According to learned counsel, this case is distinguishable from OLAYINKA Vs STATE (2007) ALL FWLR (part 3073) 163 at 175 relied upon by the Lower court on the ground that therein the accused promptly raised the issue of involuntariness of the statement at the point it was sought to be tendered. He relied further on ADEGOKE MOTORS LTD Vs ADESANYA (1989) 3 NWLR (part 109) 250 at 275; ADESOKAN Vs ADETUNJI (1994) 5 NWLR (part 346) 540 at 577. On this issue, learned counsel referred to the affidavit of service deposed to on the 22nd April, 2008 at page 24 of the record and the Respondent’s retraction of the statement in her evidence on the 14th October, 2008 and pointed out that the Respondent retracted when she was sure that Monday Iweka would not be available to give evidence.
Learned counsel also pointed out that the involuntariness of the confessional statement and the need for trial-within-trial was not made an issue by the Respondent and that it was the court below that suo motu raised it.
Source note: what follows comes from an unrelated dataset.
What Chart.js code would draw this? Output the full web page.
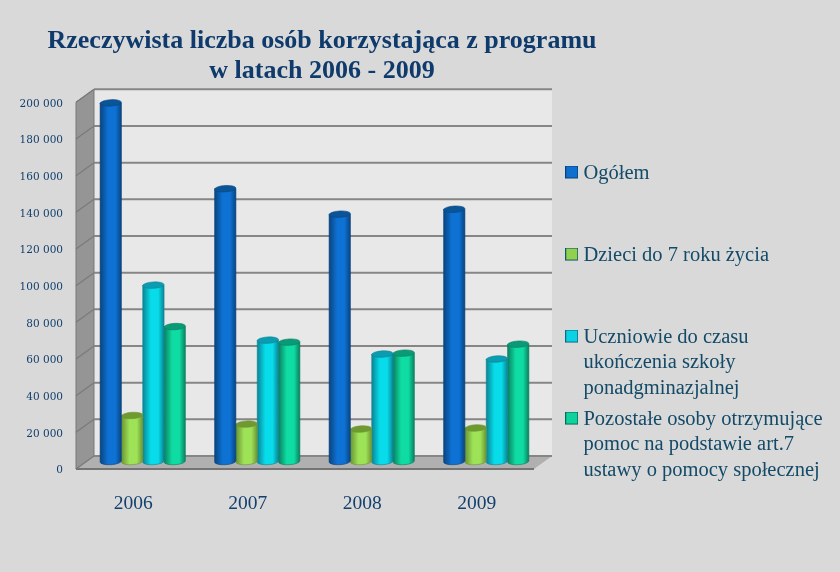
<!DOCTYPE html>
<html><head><meta charset="utf-8">
<script src="https://cdn.jsdelivr.net/npm/chart.js@4"></script>
<style>html,body{margin:0;padding:0;background:#d9d9d9}canvas{display:block}</style>
</head><body><canvas id="c" width="840" height="572"></canvas>
<script>
const categories = ['2006', '2007', '2008', '2009'];
const ogolem = [195600, 148800, 134900, 137600];
const dzieci = [25100, 20400, 17700, 18300];
const uczniowie = [96200, 66200, 58600, 55900];
const pozostale = [73600, 65100, 59100, 64000];
const seriesNames = ['Ogółem', 'Dzieci do 7 roku życia', 'Uczniowie do czasu ukończenia szkoły ponadgminazjalnej', 'Pozostałe osoby otrzymujące pomoc na podstawie art.7 ustawy o pomocy społecznej'];
const legendLines = [
  ['Ogółem', '', ''],
  ['Dzieci do 7 roku życia', '', ''],
  ['Uczniowie do czasu', 'ukończenia szkoły', 'ponadgminazjalnej'],
  ['Pozostałe osoby otrzymujące', 'pomoc na podstawie art.7', 'ustawy o pomocy społecznej']
];
const titleLines = ['Rzeczywista liczba osób korzystająca z programu', 'w latach 2006 - 2009'];

const styles = [
  {fill:'#0e6fce', edge:'#0a4480', mid:'#0d72d4', cap:'#0a5598', box:'#0b3f7a'},
  {fill:'#92d050', edge:'#6c9432', mid:'#9ee258', cap:'#6f9a30', box:'#0f5a6c'},
  {fill:'#0ad2e4', edge:'#0a8494', mid:'#08dcea', cap:'#0a9cb0', box:'#0f6a80'},
  {fill:'#0fd39c', edge:'#0a8060', mid:'#0fdca2', cap:'#0a9a78', box:'#0a6a58'}
];
const DX = 18, DY = -13;          // depth of the 3D box
const BAR_DX = 9.5, BAR_DY = -7.5; // bars stand mid-depth
const textColor = '#123f6e', legendColor = '#124a68';

// Cylinder rendering of the library's bar elements
Chart.BarElement.prototype.draw = function (ctx) {
  const s = styles.find(k => k.fill === this.options.backgroundColor);
  const w = this.width, cx = this.x + BAR_DX, yt = this.y + BAR_DY, yb = this.base + BAR_DY;
  const l = cx - w / 2, r = cx + w / 2, ry = 3.2, tilt = -0.06;
  const g = ctx.createLinearGradient(l, 0, r, 0);
  g.addColorStop(0, s.edge); g.addColorStop(0.38, s.mid); g.addColorStop(0.72, s.mid); g.addColorStop(1, s.edge);
  ctx.save();
  ctx.beginPath();
  ctx.moveTo(l, yt); ctx.lineTo(l, yb);
  ctx.ellipse(cx, yb, w / 2, ry, tilt, Math.PI, 0, true);
  ctx.lineTo(r, yt); ctx.closePath();
  ctx.fillStyle = g; ctx.fill();
  ctx.lineWidth = 0.6; ctx.strokeStyle = s.edge; ctx.stroke();
  ctx.beginPath();
  ctx.ellipse(cx, yt, w / 2, ry, tilt, 0, Math.PI * 2);
  ctx.fillStyle = s.cap; ctx.fill();
  ctx.lineWidth = 0.6; ctx.strokeStyle = s.edge; ctx.stroke();
  ctx.restore();
};

function swatch(s) {
  const c = document.createElement('canvas'); c.width = 13; c.height = 16;
  const x = c.getContext('2d');
  x.fillStyle = s.fill; x.fillRect(0, 0, 13, 13);
  x.strokeStyle = s.box; x.lineWidth = 1; x.strokeRect(.5, .5, 12, 12);
  return c;
}

const box3d = {
  id: 'box3d',
  beforeDraw(chart) {
    const t = chart.titleBlock; t.left = 0; t.right = 644;
    const l = chart.legend;
    l.left = 564.7; l.right = 840; l.width = 275.3; l.top = 157.75; l.bottom = 572; l.height = 414.25;
  },
  beforeDatasetsDraw(chart) {
    const {ctx, chartArea: a, scales: {y}} = chart;
    const bt = y.getPixelForValue(y.max), bb = y.getPixelForValue(0);
    ctx.save();
    // back wall
    ctx.fillStyle = '#e8e8e8';
    ctx.fillRect(a.left + DX, bt + DY, a.right - a.left, bb - bt);
    // left wall
    ctx.fillStyle = '#959595';
    ctx.beginPath();
    ctx.moveTo(a.left, bt); ctx.lineTo(a.left + DX, bt + DY); ctx.lineTo(a.left + DX, bb + DY); ctx.lineTo(a.left, bb);
    ctx.closePath(); ctx.fill();
    ctx.strokeStyle = '#787878'; ctx.lineWidth = 1; ctx.stroke();
    // floor
    ctx.fillStyle = '#b0b0b0';
    ctx.beginPath();
    ctx.moveTo(a.left, bb); ctx.lineTo(a.right, bb); ctx.lineTo(a.right + DX, bb + DY); ctx.lineTo(a.left + DX, bb + DY);
    ctx.closePath(); ctx.fill();
    // grid lines
    y.ticks.forEach(t => {
      const p = y.getPixelForValue(t.value);
      ctx.strokeStyle = '#868686'; ctx.lineWidth = 2;
      ctx.beginPath(); ctx.moveTo(a.left + DX, p + DY); ctx.lineTo(a.right + DX, p + DY); ctx.stroke();
      ctx.strokeStyle = '#7a7a7a'; ctx.lineWidth = 1.2;
      ctx.beginPath(); ctx.moveTo(a.left, p); ctx.lineTo(a.left + DX, p + DY); ctx.stroke();
    });
    ctx.strokeStyle = '#747474'; ctx.lineWidth = 2;
    ctx.beginPath(); ctx.moveTo(a.left, bb); ctx.lineTo(a.right, bb); ctx.stroke();
    ctx.restore();
  }
};

new Chart(document.getElementById('c'), {
  type: 'bar',
  plugins: [box3d],
  data: {
    labels: categories,
    datasets: [ogolem, dzieci, uczniowie, pozostale].map((d, i) => ({
      label: seriesNames[i], data: d, backgroundColor: styles[i].fill,
      categoryPercentage: 0.745, barPercentage: 1, clip: false
    }))
  },
  options: {
    responsive: false, animation: false,
    layout: {padding: {left: 0, right: 128, top: 0, bottom: 26}},
    scales: {
      x: {
        grid: {display: false, drawTicks: false}, border: {display: false},
        ticks: {color: textColor, padding: 23, font: {family: 'Liberation Serif', size: 19.5}},
        afterFit(s) { s.height = 77; }
      },
      y: {
        min: 0, max: 200000,
        grid: {display: false, drawTicks: false}, border: {display: false},
        ticks: {
          stepSize: 20000, color: textColor, padding: 13, labelOffset: 1.5,
          font: {family: 'DejaVu Serif', size: 10.5},
          callback: v => String(v).replace(/\B(?=(\d{3})+$)/g, ' ')
        },
        afterFit(s) { s.width = 76; }
      }
    },
    plugins: {
      tooltip: {enabled: false},
      title: {
        display: true, text: titleLines, color: '#0f3a6c',
        font: {family: 'Liberation Serif', size: 26, weight: 'bold', lineHeight: 1.16},
        padding: {top: 26, bottom: 16}
      },
      legend: {
        position: 'right', align: 'start',
        labels: {
          color: legendColor, padding: 5.5, usePointStyle: true, pointStyleWidth: 3,
          font: {family: 'Liberation Serif', size: 20.5, lineHeight: 1.244},
          generateLabels: chart => chart.data.datasets.map((d, i) => ({
            text: legendLines[i], fontColor: legendColor, pointStyle: swatch(styles[i]),
            fillStyle: styles[i].fill, strokeStyle: styles[i].box, lineWidth: 0, datasetIndex: i
          }))
        }
      }
    }
  }
});
</script></body></html>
He referred to the Appellant’s Brief at pages 142 – 143 of the record and contended that the fulcrum of the arguments therein was on the weight to be attached to the confessional statement and not the involuntariness of the statement. He submitted that the court, being an empire cannot make a case for the parties, nor can it make a case different from that presented by the parties.
Assuming, without conceding, that the confessional statement was not corroborated, the Respondent could still be convicted upon it, learned counsel argued. He relied once more on NWACHUKWU Vs STATE (supra). Learned counsel referred to the evidence of the PW1 – PW4 which he described as consistent and argued that the trial court which alone has the benefit of watching the demeanour of the witnesses was entitled to believe the evidence and made the necessary findings. In the circumstances, learned counsel argued, the court below was not entitled to substitute its own findings for those of the trial court. Counsel relied on OSUAGWU Vs STATE (2009) 1 NWLR (part 1123) 531 at 543. He urged that this issue be resolve in favour of the Appellant.